Screensot 6 - “extra poll” we might call that maybe.
How many poller things have you got at this time, just to be sure? The picture suggests only one, of course.
The double poll looks like things are working as they should, from openHAB viewpoint.
The first poll of the pair is measurably on same time schedule, like the preceding polls.
Assuming it’s a poll for the same data, the response does indeed look either short or has started very early.
Assuming also that response is truncated at one end or the other, it’ll give a CRC error, as evidenced in your log I think.
openHAB will not run the timeout - it’s got a response of some kind - so it will retry quickly, at soonest after the minimum gap configured. That would be the second poll of the doubled pair.
We can further assume the response was good this time around, because openHAB resumes its regular schedule i.e. no further retries.
I don’t believe ‘slave started responding early’ because it can’t respond until it’s finished receiving and CRC checking and decoding the poll query.
Also evident in this picture is variable time between query-response, no biggy of itself, slaves are allowed to be about other business and answer when convenient.
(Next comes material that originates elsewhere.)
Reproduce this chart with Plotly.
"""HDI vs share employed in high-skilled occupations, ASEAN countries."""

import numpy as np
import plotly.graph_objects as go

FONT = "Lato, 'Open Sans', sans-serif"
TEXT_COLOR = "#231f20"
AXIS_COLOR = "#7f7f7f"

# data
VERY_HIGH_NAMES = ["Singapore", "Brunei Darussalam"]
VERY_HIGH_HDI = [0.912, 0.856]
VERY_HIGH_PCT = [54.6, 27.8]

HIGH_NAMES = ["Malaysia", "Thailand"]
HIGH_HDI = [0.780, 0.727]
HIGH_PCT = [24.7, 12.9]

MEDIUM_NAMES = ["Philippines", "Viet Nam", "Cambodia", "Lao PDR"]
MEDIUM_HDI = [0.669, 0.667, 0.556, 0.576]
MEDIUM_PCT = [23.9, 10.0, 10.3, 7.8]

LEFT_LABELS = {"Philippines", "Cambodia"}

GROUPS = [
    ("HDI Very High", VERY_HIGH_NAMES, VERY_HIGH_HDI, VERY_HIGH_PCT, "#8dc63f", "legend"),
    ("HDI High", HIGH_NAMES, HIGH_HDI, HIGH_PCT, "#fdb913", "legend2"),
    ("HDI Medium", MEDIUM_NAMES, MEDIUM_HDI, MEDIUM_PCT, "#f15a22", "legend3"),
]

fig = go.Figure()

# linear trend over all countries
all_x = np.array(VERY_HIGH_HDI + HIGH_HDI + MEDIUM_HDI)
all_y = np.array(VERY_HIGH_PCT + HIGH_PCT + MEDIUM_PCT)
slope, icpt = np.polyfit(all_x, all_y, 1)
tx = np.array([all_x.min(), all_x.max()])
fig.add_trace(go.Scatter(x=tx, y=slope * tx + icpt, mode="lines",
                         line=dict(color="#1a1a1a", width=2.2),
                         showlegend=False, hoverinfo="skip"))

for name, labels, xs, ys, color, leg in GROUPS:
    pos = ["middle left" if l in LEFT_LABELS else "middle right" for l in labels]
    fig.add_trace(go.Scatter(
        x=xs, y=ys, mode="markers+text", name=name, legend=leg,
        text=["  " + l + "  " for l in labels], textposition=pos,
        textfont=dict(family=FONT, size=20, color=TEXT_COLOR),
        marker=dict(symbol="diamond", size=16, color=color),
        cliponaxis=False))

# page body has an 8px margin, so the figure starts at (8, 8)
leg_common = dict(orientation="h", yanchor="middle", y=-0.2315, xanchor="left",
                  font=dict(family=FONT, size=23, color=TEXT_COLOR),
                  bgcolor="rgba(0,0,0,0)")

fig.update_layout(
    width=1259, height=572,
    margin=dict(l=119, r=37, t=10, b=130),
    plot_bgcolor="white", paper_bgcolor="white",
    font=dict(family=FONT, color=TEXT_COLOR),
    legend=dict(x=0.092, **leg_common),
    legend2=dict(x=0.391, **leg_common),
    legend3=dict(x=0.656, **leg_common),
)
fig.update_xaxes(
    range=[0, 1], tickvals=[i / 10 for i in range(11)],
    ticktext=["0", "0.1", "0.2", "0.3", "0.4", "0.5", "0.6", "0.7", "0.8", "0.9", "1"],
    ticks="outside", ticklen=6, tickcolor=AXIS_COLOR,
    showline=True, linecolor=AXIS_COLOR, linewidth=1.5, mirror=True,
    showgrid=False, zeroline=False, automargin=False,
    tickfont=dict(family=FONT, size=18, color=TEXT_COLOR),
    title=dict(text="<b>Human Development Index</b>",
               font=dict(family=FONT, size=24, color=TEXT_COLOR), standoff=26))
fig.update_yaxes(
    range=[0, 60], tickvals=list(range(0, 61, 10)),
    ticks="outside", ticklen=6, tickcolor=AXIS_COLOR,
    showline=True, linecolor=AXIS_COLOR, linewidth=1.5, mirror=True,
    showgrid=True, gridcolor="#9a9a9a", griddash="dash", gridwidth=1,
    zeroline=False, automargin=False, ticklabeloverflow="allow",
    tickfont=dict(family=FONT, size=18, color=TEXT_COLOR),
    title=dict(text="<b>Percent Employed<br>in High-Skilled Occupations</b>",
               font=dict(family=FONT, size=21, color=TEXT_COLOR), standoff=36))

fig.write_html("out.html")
Screenshot 7 - “short response”
It was rubbish I gave before about slave ‘nack’ response to detecting a CRC. It is supposed to remain silent for that (after all if the message is corrupt, the slave cannot be sure it was the addressed target).
It can give a brief 5-byte exception response for “too busy” or “invalid command” type responses.
The question here then is what openHAB logged as going on, either CRC or exception, but I’m guessing you have seen no exceptions.
OH has definitely seen something
bad, because we soon retry. That retry is successful and normal business resumed.
Screenshot 9 - detailed short response
hmm, is that possibly a correctly constructed 5-byte exception? Maybe, but looks too long to me.
What really catches my attention is the very beginning of that response. A nasty little spike, not a full swing. We cannot tell if that is too narrow timewise to register properly, or if it really didn’t swing the full voltage.
Screenshot 10 - a longer but still short response.
Definitely not an exception response. I think we can take that one as good solid evidence of truncation, because you know it should be consistent length with the good responses.
Screenshot 11 - detail of that truncated response.
Ooh look there’s a nasty little spike at the end of this truncated response, like it’s been chopped off midway through a bit.
Now, looking at those detail pictures again. I’m not sure of polarity here, but I think the query transmission always starts and ends with a “high”? Have a look and check.
I’d expect that, it’d usually enable the TX at “stop” level, a brief pause (maybe just one bit time) and then begin the real serial data with a “start” bit. Of course it’d always end the same way, with a “stop” level. That might also extend a time before the TX is disabled.
The point here is that begin/end levels will always be same for that device.
Conceivably some devices could open with a “start”, but again it would always be the same begin/end levels.
I’m expecting that comparing good with bad slave responses, you will find that first and last levels are sometimes inconsistent.
You should also look to see if I am overreacting to the begin/end spikes, and you see anything like that in good responses.
I’ll make a wild leap - the slave RS485 transmitter chip enable is wonky, turning on or off part way through the data stream. Might be sinister causes like software control glitches or power supply spikes, but I would bet it’s just chip failure.
Weighing against that, why doesn’t it stop and restart part way through a data package? I wouldn’t be that surprised if it simply doesn’t work that way, but you might find eventually evidence of this if you look.
Why don’t I think it’s the master dongle TX randomly turning on/off out of turn? Because if it did it would generate high or low. Because we’ve got no bias (which I’ve now accepted ) we would see that as different from the idling no-volts condition that we can see.
Our little poll queries don’t offer much opportunity to get corrupted if that did happen, but surely we would once in a while. The result would be no response from slave, and a timeout log in openHAB, which we have not seen so far.
There is one more test to do before condemning it though - in the really unlikely event the slave takes around 500mS to respond to a poll, it could transmit a response just in time to cross paths with the next poll query, sometimes working, sometimes trampling. I don’t believe that for a second !
But let’s rule that out and change your polling period to 1500 or so and look to see if anything changes.